### Data section

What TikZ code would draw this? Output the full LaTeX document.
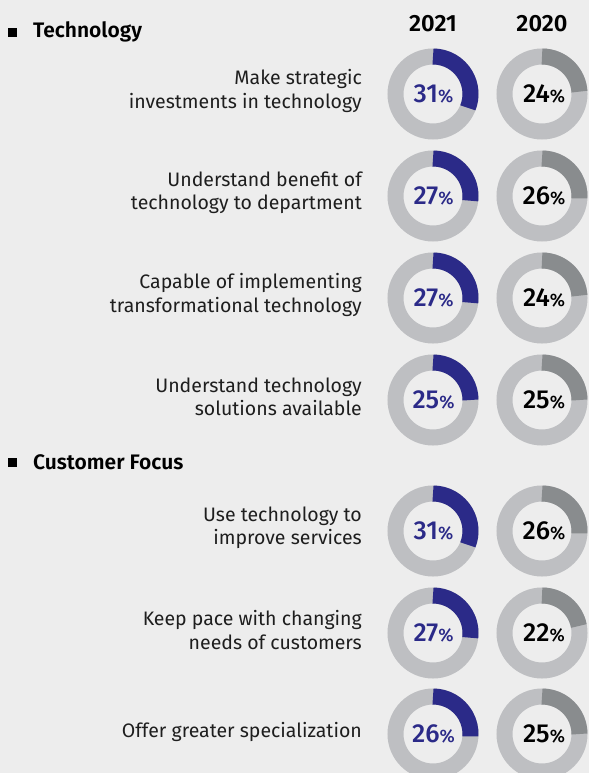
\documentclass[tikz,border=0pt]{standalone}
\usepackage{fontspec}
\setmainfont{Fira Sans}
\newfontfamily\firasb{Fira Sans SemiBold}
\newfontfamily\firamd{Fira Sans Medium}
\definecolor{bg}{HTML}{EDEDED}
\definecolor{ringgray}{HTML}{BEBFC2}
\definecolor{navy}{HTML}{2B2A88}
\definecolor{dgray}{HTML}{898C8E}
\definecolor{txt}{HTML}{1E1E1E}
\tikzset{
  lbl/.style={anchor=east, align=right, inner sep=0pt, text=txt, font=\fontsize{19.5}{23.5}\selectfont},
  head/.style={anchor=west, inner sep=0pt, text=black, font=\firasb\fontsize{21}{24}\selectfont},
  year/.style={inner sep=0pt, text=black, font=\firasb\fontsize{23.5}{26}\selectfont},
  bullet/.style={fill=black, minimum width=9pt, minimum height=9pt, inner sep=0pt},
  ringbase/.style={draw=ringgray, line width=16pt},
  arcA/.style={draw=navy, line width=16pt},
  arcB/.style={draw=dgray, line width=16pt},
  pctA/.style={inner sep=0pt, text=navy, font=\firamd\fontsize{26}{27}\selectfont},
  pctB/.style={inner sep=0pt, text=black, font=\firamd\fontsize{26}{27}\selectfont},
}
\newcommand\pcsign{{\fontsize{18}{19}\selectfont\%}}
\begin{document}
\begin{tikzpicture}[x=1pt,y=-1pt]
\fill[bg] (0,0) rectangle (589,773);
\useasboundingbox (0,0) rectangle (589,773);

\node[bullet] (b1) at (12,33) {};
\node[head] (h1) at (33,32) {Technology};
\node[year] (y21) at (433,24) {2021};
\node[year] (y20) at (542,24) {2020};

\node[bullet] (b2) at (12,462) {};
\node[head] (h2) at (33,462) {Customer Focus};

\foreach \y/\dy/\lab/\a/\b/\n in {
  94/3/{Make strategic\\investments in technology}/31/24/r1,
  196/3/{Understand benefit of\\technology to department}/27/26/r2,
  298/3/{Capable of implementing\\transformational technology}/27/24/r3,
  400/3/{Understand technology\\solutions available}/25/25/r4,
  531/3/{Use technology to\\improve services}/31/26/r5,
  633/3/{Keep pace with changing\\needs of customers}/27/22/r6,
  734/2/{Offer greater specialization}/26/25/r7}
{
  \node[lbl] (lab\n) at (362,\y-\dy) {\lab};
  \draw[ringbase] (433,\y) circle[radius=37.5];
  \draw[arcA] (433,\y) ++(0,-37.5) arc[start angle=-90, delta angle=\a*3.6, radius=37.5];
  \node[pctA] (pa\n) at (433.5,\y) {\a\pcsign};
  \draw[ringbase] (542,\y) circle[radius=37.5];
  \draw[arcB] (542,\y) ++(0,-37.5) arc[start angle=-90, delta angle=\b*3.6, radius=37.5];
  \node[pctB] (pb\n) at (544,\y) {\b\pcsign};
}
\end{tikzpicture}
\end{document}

### The request
Reproduce each line exactly, please, except for any pictures.

### Final answer
What TikZ code would draw this? Output the full LaTeX document.
\documentclass[tikz,border=0pt]{standalone}
\usepackage{fontspec}
\setmainfont{Fira Sans}
\newfontfamily\firasb{Fira Sans SemiBold}
\newfontfamily\firamd{Fira Sans Medium}
\definecolor{bg}{HTML}{EDEDED}
\definecolor{ringgray}{HTML}{BEBFC2}
\definecolor{navy}{HTML}{2B2A88}
\definecolor{dgray}{HTML}{898C8E}
\definecolor{txt}{HTML}{1E1E1E}
\tikzset{
  lbl/.style={anchor=east, align=right, inner sep=0pt, text=txt, font=\fontsize{19.5}{23.5}\selectfont},
  head/.style={anchor=west, inner sep=0pt, text=black, font=\firasb\fontsize{21}{24}\selectfont},
  year/.style={inner sep=0pt, text=black, font=\firasb\fontsize{23.5}{26}\selectfont},
  bullet/.style={fill=black, minimum width=9pt, minimum height=9pt, inner sep=0pt},
  ringbase/.style={draw=ringgray, line width=16pt},
  arcA/.style={draw=navy, line width=16pt},
  arcB/.style={draw=dgray, line width=16pt},
  pctA/.style={inner sep=0pt, text=navy, font=\firamd\fontsize{26}{27}\selectfont},
  pctB/.style={inner sep=0pt, text=black, font=\firamd\fontsize{26}{27}\selectfont},
}
\newcommand\pcsign{{\fontsize{18}{19}\selectfont\%}}
\begin{document}
\begin{tikzpicture}[x=1pt,y=-1pt]
\fill[bg] (0,0) rectangle (589,773);
\useasboundingbox (0,0) rectangle (589,773);

\node[bullet] (b1) at (12,33) {};
\node[head] (h1) at (33,32) {Technology};
\node[year] (y21) at (433,24) {2021};
\node[year] (y20) at (542,24) {2020};

\node[bullet] (b2) at (12,462) {};
\node[head] (h2) at (33,462) {Customer Focus};

\foreach \y/\dy/\lab/\a/\b/\n in {
  94/3/{Make strategic\\investments in technology}/31/24/r1,
  196/3/{Understand benefit of\\technology to department}/27/26/r2,
  298/3/{Capable of implementing\\transformational technology}/27/24/r3,
  400/3/{Understand technology\\solutions available}/25/25/r4,
  531/3/{Use technology to\\improve services}/31/26/r5,
  633/3/{Keep pace with changing\\needs of customers}/27/22/r6,
  734/2/{Offer greater specialization}/26/25/r7}
{
  \node[lbl] (lab\n) at (362,\y-\dy) {\lab};
  \draw[ringbase] (433,\y) circle[radius=37.5];
  \draw[arcA] (433,\y) ++(0,-37.5) arc[start angle=-90, delta angle=\a*3.6, radius=37.5];
  \node[pctA] (pa\n) at (433.5,\y) {\a\pcsign};
  \draw[ringbase] (542,\y) circle[radius=37.5];
  \draw[arcB] (542,\y) ++(0,-37.5) arc[start angle=-90, delta angle=\b*3.6, radius=37.5];
  \node[pctB] (pb\n) at (544,\y) {\b\pcsign};
}
\end{tikzpicture}
\end{document}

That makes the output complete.